EL RINCÓN DE GERMÁN
Una Victoria al fin y al cabo. Artículo sobre el Duque de Wellington.
La primera gota se desliza bailando suavemente sobre el gran ventanal de colores de Martone. Parece un caracol perezoso despertando de un profundo sueño para comenzar su aventura. La famosa cafetería italiana de la estratégica Waterloo Place de Edimburgo vibra orgullosa con la llegada de los primeros clientes. Todo son aromas, sonidos, voces, gritos, conversaciones y el llanto de algunos niños. Huele a café recién hecho. Huele a pizza, a tomates maduros, a orégano, a queso parmesano y a aceite. Huele a vida. Huele bien. Martone es como esa casa antigua de mi abuela que en mi niñez me hacía viajar en el tiempo. Ese cuarto escondido a la luz del brasero que me protegía del estruendo de las tormentas al final de verano. Martone es así, mi hogar en Edimburgo. Un lugar mágico y especial donde las camareras son ángeles que te sonríen y se acercan sigilosos bailando entre los clientes. Sobre la mesa, un café latte caliente, mi diario y la cámara de fotos.

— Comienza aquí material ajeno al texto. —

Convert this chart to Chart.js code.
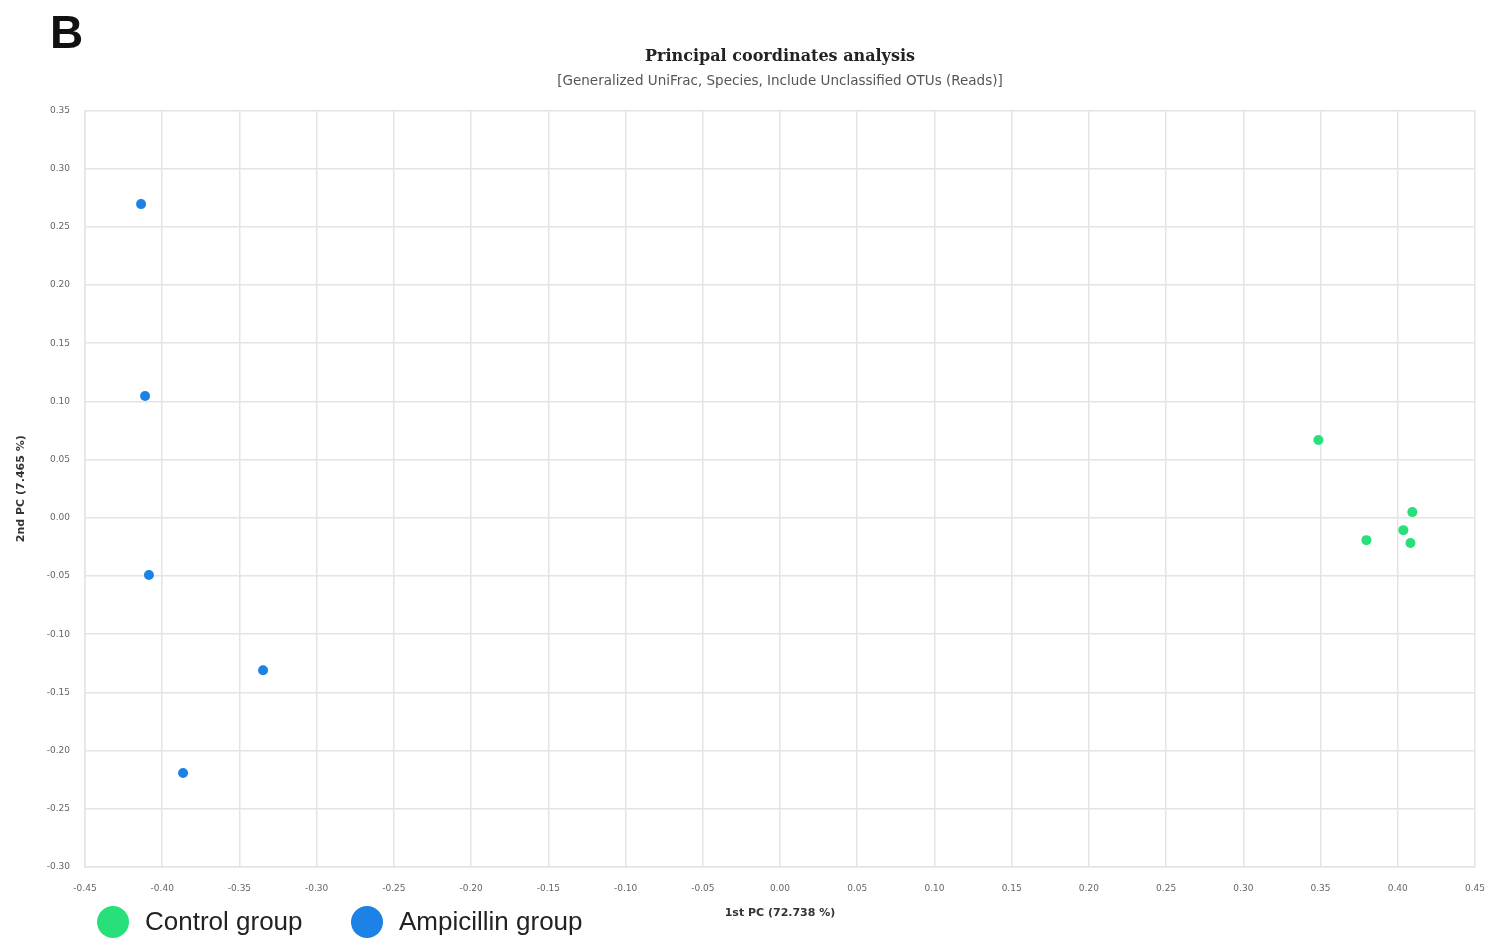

A esa primera gota solitaria comienzan a sumarse otras. Parecen amigos agarrados de la mano corriendo al mismo tiempo. Comienza a llover. Allí, impasible ante la tormenta, la estatua del duque de Wellington se asoma orgullosa desafiando al cielo con su mirada. Inmortal, señala a Waterloo Street, como si quisiera repetir aquella gran victoria en una de las batallas más importantes de todos los tiempos. Arthur Wellesley nació en Irlanda un 1 de mayo de 1769 y murió en Kent, Inglaterra el 14 de septiembre de 1852. Fue héroe por méritos propios de la guerra de la Independencia española comandando al ejército británico en el conflicto. Su magistral intervención en las guerras napoleónicas le valió el rango de Mariscal de Campo. Con su gran victoria en Waterloo Napoleón fue finalmente exiliado a Santa Helena.
De repente deja de llover. En tan sólo un instante, las nubes, amenazantes y oscuras cargadas de agua y viento dan paso a un sol protector que lo envuelve todo. Y hasta allí, hasta la Plaza donde Wellington es inmortal, comienza a llegar lentamente su ejército, para iniciar, un día más, la batalla más complicada, la de la propia vida. Primero, es la infantería la que ocupa su lugar. Los sintecho, hambrientos, toman los bancos haciendo suyo el único lugar que realmente les pertenece siempre y cuando estén allí. El teniente al mando de la operación es el comercial de Scotsman, que otea el horizonte buscando miradas afines. El objetivo, vender sus periódicos. En la línea de ataque la caballería, los últimos indios norteamericanos en Escocia tocando al unísono melodías tribales de un tiempo pasado que en su caso siempre fue mejor. Los tambores, las proclamas e utopías de los comunistas. La bandera la enarbolan dos gays que se besán efusivamente proclamando el amor libre. A su lado, un borracho tirado en el suelo al que nadie le importa.
La luz del sol le ilumina. Wellington parece revivir. Y con él, aunque sea por un espacio breve de tiempo, todos los derrotados en Edimburgo tienen su oportunidad de gritar su silencio para decirle al mundo que siguen ahí. Para ellos el alma noble nunca muere, porque más allá de su eternidad brillarán sus huellas. Terminó mi café, tomo mi cámara de fotos y la miro a ella, que vuelve a sonreírme. La sonrío tímido agachando la mirada mientras observo como todos sus hombres, su ejército, sus mejores soldados, están allí. Celebran la victoria del instante, una victoria efímera, como lo es la vida misma, que se evaporará cuando vuelva a llover. Una pequeña y corta victoria, pero una victoria al fin y al cabo.